Go through the listing and return every line with "chart" in it.

- - - -

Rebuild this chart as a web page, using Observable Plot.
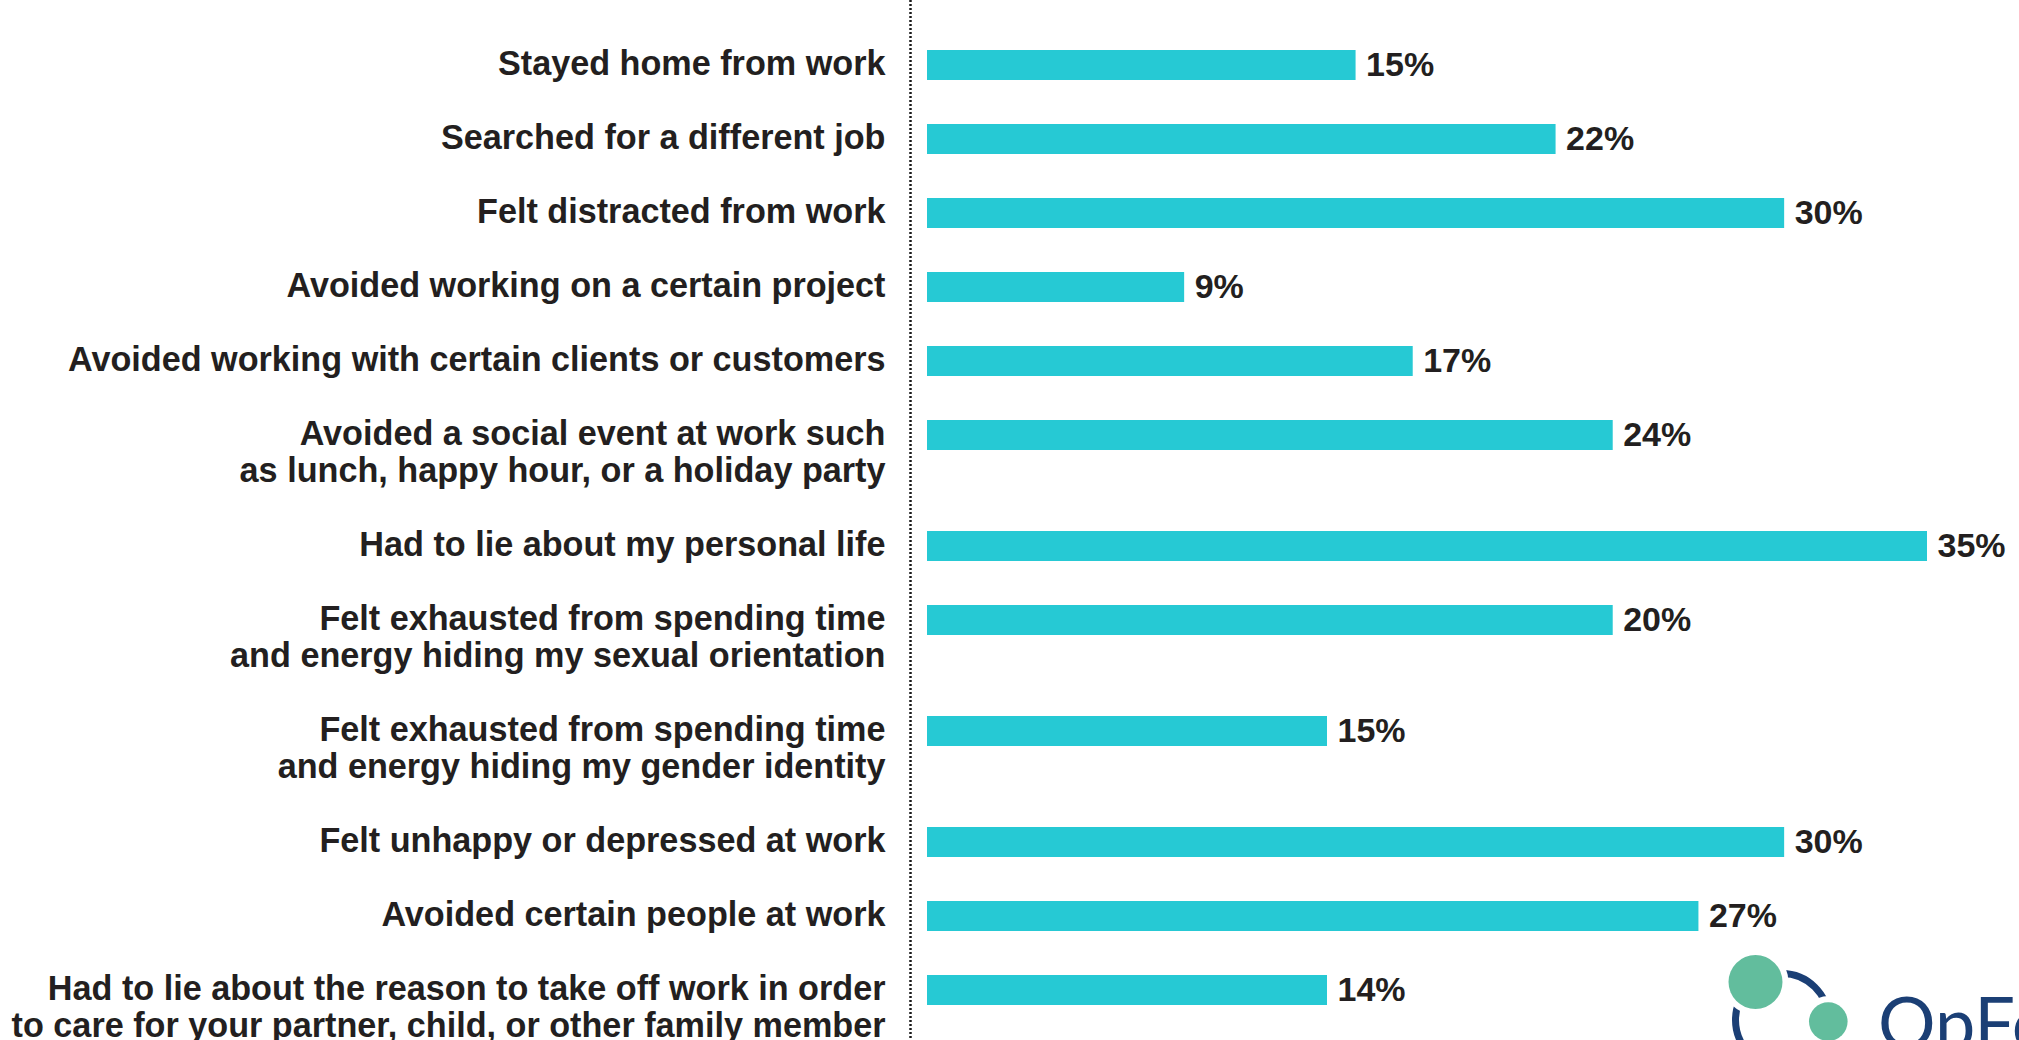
<!DOCTYPE html>
<html>
<head>
<meta charset="utf-8">
<script src="https://cdn.jsdelivr.net/npm/d3@7"></script>
<script src="https://cdn.jsdelivr.net/npm/@observablehq/plot@0.6"></script>
<style>
  html, body { margin: 0; padding: 0; background: #ffffff; }
  #wrap { position: relative; width: 2019px; height: 1040px; overflow: hidden; }
  #logo { position: absolute; left: 0; top: 0; }
</style>
</head>
<body>
<div id="wrap">
  <div id="chart"></div>
  <svg id="logo" width="2019" height="1040" viewBox="0 0 2019 1040">
    <circle cx="1782" cy="1020" r="46.5" fill="none" stroke="#1b3f75" stroke-width="7"/>
    <circle cx="1755.5" cy="982" r="33" fill="#ffffff"/>
    <circle cx="1755.5" cy="982" r="27" fill="#62bd9d"/>
    <circle cx="1828.3" cy="1021.6" r="25.5" fill="#ffffff"/>
    <circle cx="1828.3" cy="1021.6" r="19.3" fill="#62bd9d"/>
    <text x="1878" y="1049" font-family="Lato, 'Open Sans', sans-serif" font-size="72" fill="#1b3f75">OpFo</text>
  </svg>
</div>
<script>
// ---- data ----
const categories = [
  "Stayed home from work",
  "Searched for a different job",
  "Felt distracted from work",
  "Avoided working on a certain project",
  "Avoided working with certain clients or customers",
  "Avoided a social event at work such\nas lunch, happy hour, or a holiday party",
  "Had to lie about my personal life",
  "Felt exhausted from spending time\nand energy hiding my sexual orientation",
  "Felt exhausted from spending time\nand energy hiding my gender identity",
  "Felt unhappy or depressed at work",
  "Avoided certain people at work",
  "Had to lie about the reason to take off work in order\nto care for your partner, child, or other family member"
];
// bar lengths as drawn in the picture (percent)
const barValues = [15, 22, 30, 9, 17, 24, 35, 24, 14, 30, 27, 14];
// value labels as printed in the picture
const valueLabels = ["15%", "22%", "30%", "9%", "17%", "24%", "35%", "20%", "15%", "30%", "27%", "14%"];

// ---- build table: each row takes (lines + 1) line slots ----
let slot = 0;
const rows = categories.map((label, i) => {
  const lines = label.split("\n").length;
  const r = {label, bar: barValues[i], text: valueLabels[i], slot};
  slot += lines + 1;
  return r;
});
const lastSlot = rows[rows.length - 1].slot;
const slots = d3.range(lastSlot + 1);

const textColor = "#231f20";
const barColor = "#26c9d4";
const font = "'Liberation Sans', Arial, Helvetica, sans-serif";

const chart = Plot.plot({
  width: 2019,
  height: 1040,
  marginTop: 0,
  marginBottom: 0,
  marginLeft: 0,
  marginRight: 0,
  style: {fontFamily: font, background: "#ffffff", color: textColor},
  x: {domain: [0, 35], range: [927, 1927], axis: null},
  y: {type: "band", domain: slots, range: [46.5, 46.5 + 37 * (lastSlot + 1)],
      paddingInner: 0.2, paddingOuter: 0.1, axis: null},
  marks: [
    Plot.ruleX([0], {dx: -17, stroke: "#1a1a1a", strokeWidth: 2.5, strokeDasharray: "2,2"}),
    Plot.barX(rows, {x: "bar", y: "slot", fill: barColor}),
    Plot.text(rows, {
      x: 0, y: "slot", text: "label",
      textAnchor: "end", lineAnchor: "top", lineHeight: 1.085,
      dx: -42, dy: -17,
      fontSize: 34.2, fontWeight: "bold", fill: textColor
    }),
    Plot.text(rows, {
      x: "bar", y: "slot", text: "text",
      textAnchor: "start", dx: 10,
      fontSize: 34, fontWeight: "bold", fill: textColor
    })
  ]
});
document.getElementById("chart").appendChild(chart);
</script>
</body>
</html>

- - - -

RESULT BELOW:
Rebuild this chart as a web page, using Observable Plot.
  <div id="chart"></div>
const chart = Plot.plot({
document.getElementById("chart").appendChild(chart);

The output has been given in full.